*Instructions to follow*
Working from the top of the listing below, retype each line through the line containing "Chart.register(...registerables);", both included, with no pictures.

*Data block*
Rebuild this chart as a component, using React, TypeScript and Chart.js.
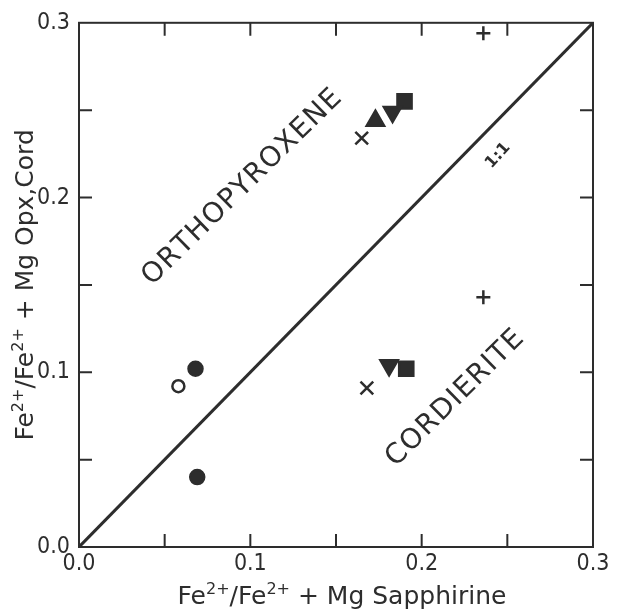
import React, { useEffect, useRef } from "react";
import { Chart, registerables } from "chart.js";

Chart.register(...registerables);

// Fe2+/(Fe2+ + Mg) of sapphirine (x) against coexisting orthopyroxene / cordierite (y)
const crossRotX = [0.165, 0.168];
const crossRotY = [0.234, 0.091];
const plusX = [0.236, 0.236];
const plusY = [0.294, 0.143];
const triUpX = [0.173];
const triUpY = [0.244];
const triDownX = [0.183, 0.181];
const triDownY = [0.249, 0.104];
const squareX = [0.19, 0.191];
const squareY = [0.255, 0.102];
const dotX = [0.068, 0.069];
const dotY = [0.102, 0.04];
const ringX = [0.058];
const ringY = [0.092];
const oneToOne = [0, 0.3];

const axisMin = 0;
const axisMax = 0.3;
const labelStep = 0.1;
const tickStep = 0.05;

const INK = "#2d2d2d";
const FONT = "'Liberation Sans Narrow', 'DejaVu Sans Condensed', 'Liberation Sans', sans-serif";
const TEXT_FONT = "'DejaVu Sans', 'Liberation Sans', sans-serif";

const pts = (xs: number[], ys: number[]) => xs.map((x, i) => ({ x, y: ys[i] }));

type Seg = { t: string; sup?: boolean };

function drawRich(ctx: CanvasRenderingContext2D, segs: Seg[], size: number) {
  const supSize = Math.round(size * 0.64);
  const widths = segs.map((s) => {
    ctx.font = `${s.sup ? supSize : size}px ${TEXT_FONT}`;
    return ctx.measureText(s.t).width;
  });
  const total = widths.reduce((a, b) => a + b, 0);
  let x = -total / 2;
  segs.forEach((s, i) => {
    ctx.font = `${s.sup ? supSize : size}px ${TEXT_FONT}`;
    ctx.fillText(s.t, x, s.sup ? -size * 0.42 : 0);
    x += widths[i];
  });
}

const framePlugin = {
  id: "frameAndNotes",
  afterDatasetsDraw(chart: any) {
    const { ctx, chartArea: a, scales } = chart;
    const xs = scales.x;
    const ys = scales.y;
    ctx.save();
    ctx.strokeStyle = INK;
    ctx.lineWidth = 2;
    ctx.strokeRect(a.left, a.top, a.right - a.left, a.bottom - a.top);

    // inward ticks on all four sides
    const len = 13;
    ctx.beginPath();
    for (let v = axisMin + tickStep; v < axisMax - 1e-9; v += tickStep) {
      const px = xs.getPixelForValue(v);
      const py = ys.getPixelForValue(v);
      ctx.moveTo(px, a.bottom);
      ctx.lineTo(px, a.bottom - len);
      ctx.moveTo(px, a.top);
      ctx.lineTo(px, a.top + len);
      ctx.moveTo(a.left, py);
      ctx.lineTo(a.left + len, py);
      ctx.moveTo(a.right, py);
      ctx.lineTo(a.right - len, py);
    }
    ctx.stroke();

    ctx.fillStyle = INK;
    ctx.textAlign = "left";
    ctx.textBaseline = "middle";

    const rotText = (text: string, vx: number, vy: number, deg: number, font: string, spacing: number) => {
      ctx.save();
      ctx.translate(xs.getPixelForValue(vx), ys.getPixelForValue(vy));
      ctx.rotate((deg * Math.PI) / 180);
      ctx.font = font;
      const ws = [...text].map((c) => ctx.measureText(c).width);
      const total = ws.reduce((s, w) => s + w, 0) + spacing * (text.length - 1);
      let x = -total / 2;
      [...text].forEach((c, i) => {
        ctx.fillText(c, x, 0);
        x += ws[i] + spacing;
      });
      ctx.restore();
    };

    rotText("ORTHOPYROXENE", 0.0952, 0.2057, -44.4, `28px ${TEXT_FONT}`, 1.2);
    rotText("CORDIERITE", 0.2195, 0.085, -44.6, `28px ${TEXT_FONT}`, 1.2);
    rotText("1:1", 0.2446, 0.224, -48, `bold 16px ${TEXT_FONT}`, 0);

    // axis titles
    ctx.textAlign = "left";
    ctx.textBaseline = "alphabetic";
    ctx.save();
    ctx.translate(xs.getPixelForValue(0.1535), 604);
    drawRich(
      ctx,
      [{ t: "Fe" }, { t: "2+", sup: true }, { t: "/Fe" }, { t: "2+", sup: true }, { t: " + Mg Sapphirine" }],
      25
    );
    ctx.restore();

    ctx.save();
    ctx.translate(33, ys.getPixelForValue(0.15));
    ctx.rotate(-Math.PI / 2);
    drawRich(
      ctx,
      [{ t: "Fe" }, { t: "2+", sup: true }, { t: "/Fe" }, { t: "2+", sup: true }, { t: " + Mg Opx,Cord" }],
      25
    );
    ctx.restore();

    ctx.restore();
  },
};

export default function App() {
  const ref = useRef<HTMLCanvasElement>(null);

  useEffect(() => {
    if (!ref.current) return;
    const mark = (
      data: { x: number; y: number }[],
      style: string,
      radius: number,
      filled: boolean,
      rotation = 0
    ) => ({
      type: "scatter" as const,
      data,
      pointStyle: style,
      pointRadius: radius,
      pointHoverRadius: radius,
      pointRotation: rotation,
      pointBackgroundColor: filled ? INK : "#ffffff",
      pointBorderColor: INK,
      pointBorderWidth: 2.5,
      showLine: false,
    });

    const chart = new Chart(ref.current, {
      type: "scatter",
      data: {
        datasets: [
          {
            type: "line",
            data: pts(oneToOne, oneToOne),
            borderColor: INK,
            borderWidth: 3,
            pointRadius: 0,
            fill: false,
          } as any,
          mark(pts(crossRotX, crossRotY), "crossRot", 9, false),
          mark(pts(plusX, plusY), "cross", 7, false),
          mark(pts(triUpX, triUpY), "triangle", 10, true),
          mark(pts(triDownX, triDownY), "triangle", 10, true, 180),
          mark(pts(squareX, squareY), "rect", 10, true),
          mark(pts(dotX, dotY), "circle", 7, true),
          mark(pts(ringX, ringY), "circle", 6, false),
        ],
      },
      options: {
        responsive: false,
        animation: false,
        layout: { padding: { left: 0, top: 22, right: 25, bottom: 0 } },
        plugins: { legend: { display: false }, tooltip: { enabled: false } },
        scales: {
          x: {
            type: "linear",
            min: axisMin,
            max: axisMax,
            grid: { display: false, drawTicks: false, tickLength: 0 },
            border: { display: false },
            ticks: {
              stepSize: labelStep,
              color: INK,
              padding: 3,
              font: { family: FONT, size: 23 },
              callback: (v: any) => Number(v).toFixed(1),
            },
            afterFit: (s: any) => {
              s.height = 62;
            },
          },
          y: {
            type: "linear",
            min: axisMin,
            max: axisMax,
            grid: { display: false, drawTicks: false, tickLength: 0 },
            border: { display: false },
            ticks: {
              stepSize: labelStep,
              color: INK,
              padding: 9,
              font: { family: FONT, size: 23 },
              callback: (v: any) => Number(v).toFixed(1),
            },
            afterFit: (s: any) => {
              s.width = 79;
            },
          },
        },
      },
      plugins: [framePlugin],
    });
    return () => chart.destroy();
  }, []);

  return (
    <div style={{ position: "fixed", left: 0, top: 0, width: 618, height: 609, background: "#fff" }}>
      <canvas ref={ref} width={618} height={609} />
    </div>
  );
}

*Reply to the task*
Rebuild this chart as a component, using React, TypeScript and Chart.js.
import React, { useEffect, useRef } from "react";
import { Chart, registerables } from "chart.js";

Chart.register(...registerables);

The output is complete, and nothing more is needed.